Data block:

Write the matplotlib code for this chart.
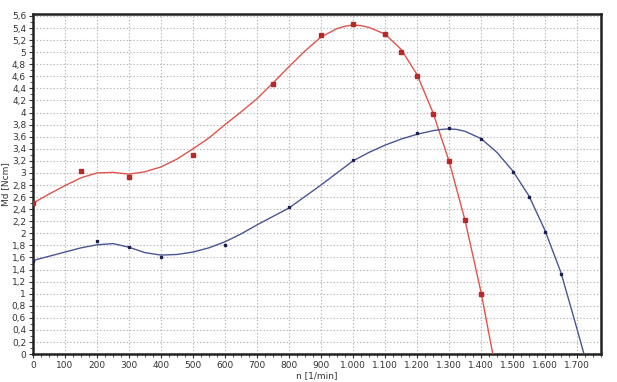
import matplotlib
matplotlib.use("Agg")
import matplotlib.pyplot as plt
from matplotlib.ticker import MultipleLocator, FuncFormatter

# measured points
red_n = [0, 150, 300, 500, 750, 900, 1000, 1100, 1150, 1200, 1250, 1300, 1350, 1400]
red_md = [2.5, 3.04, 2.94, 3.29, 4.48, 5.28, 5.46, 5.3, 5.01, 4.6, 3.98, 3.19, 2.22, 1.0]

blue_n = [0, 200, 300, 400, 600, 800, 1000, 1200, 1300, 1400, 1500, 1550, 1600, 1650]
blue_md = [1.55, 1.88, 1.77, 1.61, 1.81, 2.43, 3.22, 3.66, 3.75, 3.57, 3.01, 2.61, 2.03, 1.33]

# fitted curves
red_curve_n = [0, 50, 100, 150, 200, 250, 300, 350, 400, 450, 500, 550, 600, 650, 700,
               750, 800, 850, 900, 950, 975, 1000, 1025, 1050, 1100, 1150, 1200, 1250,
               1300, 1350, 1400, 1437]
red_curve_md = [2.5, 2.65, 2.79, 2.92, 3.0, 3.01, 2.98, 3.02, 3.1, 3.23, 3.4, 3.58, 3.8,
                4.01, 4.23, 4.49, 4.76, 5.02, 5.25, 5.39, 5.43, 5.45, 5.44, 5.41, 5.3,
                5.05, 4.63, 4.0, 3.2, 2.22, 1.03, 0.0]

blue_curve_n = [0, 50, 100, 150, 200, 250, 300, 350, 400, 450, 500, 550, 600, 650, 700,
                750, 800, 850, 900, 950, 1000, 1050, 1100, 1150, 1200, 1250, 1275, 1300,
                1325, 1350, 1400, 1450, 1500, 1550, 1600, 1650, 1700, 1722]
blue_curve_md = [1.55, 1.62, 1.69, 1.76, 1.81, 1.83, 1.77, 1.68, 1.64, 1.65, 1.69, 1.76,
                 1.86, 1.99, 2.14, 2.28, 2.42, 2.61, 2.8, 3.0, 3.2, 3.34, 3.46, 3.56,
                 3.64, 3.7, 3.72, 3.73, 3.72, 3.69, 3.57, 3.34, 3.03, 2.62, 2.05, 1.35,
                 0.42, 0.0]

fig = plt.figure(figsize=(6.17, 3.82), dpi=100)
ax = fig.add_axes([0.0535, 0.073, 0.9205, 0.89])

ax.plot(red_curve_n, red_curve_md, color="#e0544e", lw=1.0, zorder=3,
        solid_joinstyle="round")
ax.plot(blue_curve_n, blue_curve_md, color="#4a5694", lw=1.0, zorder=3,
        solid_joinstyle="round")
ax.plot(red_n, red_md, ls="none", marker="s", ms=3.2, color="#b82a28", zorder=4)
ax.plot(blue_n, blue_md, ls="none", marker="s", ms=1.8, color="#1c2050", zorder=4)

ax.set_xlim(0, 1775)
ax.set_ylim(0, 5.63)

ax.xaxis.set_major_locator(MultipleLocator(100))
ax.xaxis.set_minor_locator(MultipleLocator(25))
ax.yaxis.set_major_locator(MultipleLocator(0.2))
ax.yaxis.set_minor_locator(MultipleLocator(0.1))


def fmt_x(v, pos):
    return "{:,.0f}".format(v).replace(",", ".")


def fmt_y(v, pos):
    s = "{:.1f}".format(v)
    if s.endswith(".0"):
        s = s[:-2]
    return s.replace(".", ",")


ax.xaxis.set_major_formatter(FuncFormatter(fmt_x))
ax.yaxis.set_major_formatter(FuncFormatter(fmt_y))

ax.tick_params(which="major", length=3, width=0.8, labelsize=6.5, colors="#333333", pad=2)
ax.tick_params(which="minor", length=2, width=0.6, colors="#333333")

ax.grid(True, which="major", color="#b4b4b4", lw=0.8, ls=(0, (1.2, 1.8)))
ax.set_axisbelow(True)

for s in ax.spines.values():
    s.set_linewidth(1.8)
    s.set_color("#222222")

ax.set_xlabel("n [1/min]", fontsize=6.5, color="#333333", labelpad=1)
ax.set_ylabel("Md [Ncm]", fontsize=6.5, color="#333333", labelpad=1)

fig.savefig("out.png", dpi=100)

Task to carry out: Write out the lines from the start of the material to the line with "from matplotlib.ticker import", inclusive and exactly. Skip the pictures.

Written response:
Write the matplotlib code for this chart.
import matplotlib
matplotlib.use("Agg")
import matplotlib.pyplot as plt
from matplotlib.ticker import MultipleLocator, FuncFormatter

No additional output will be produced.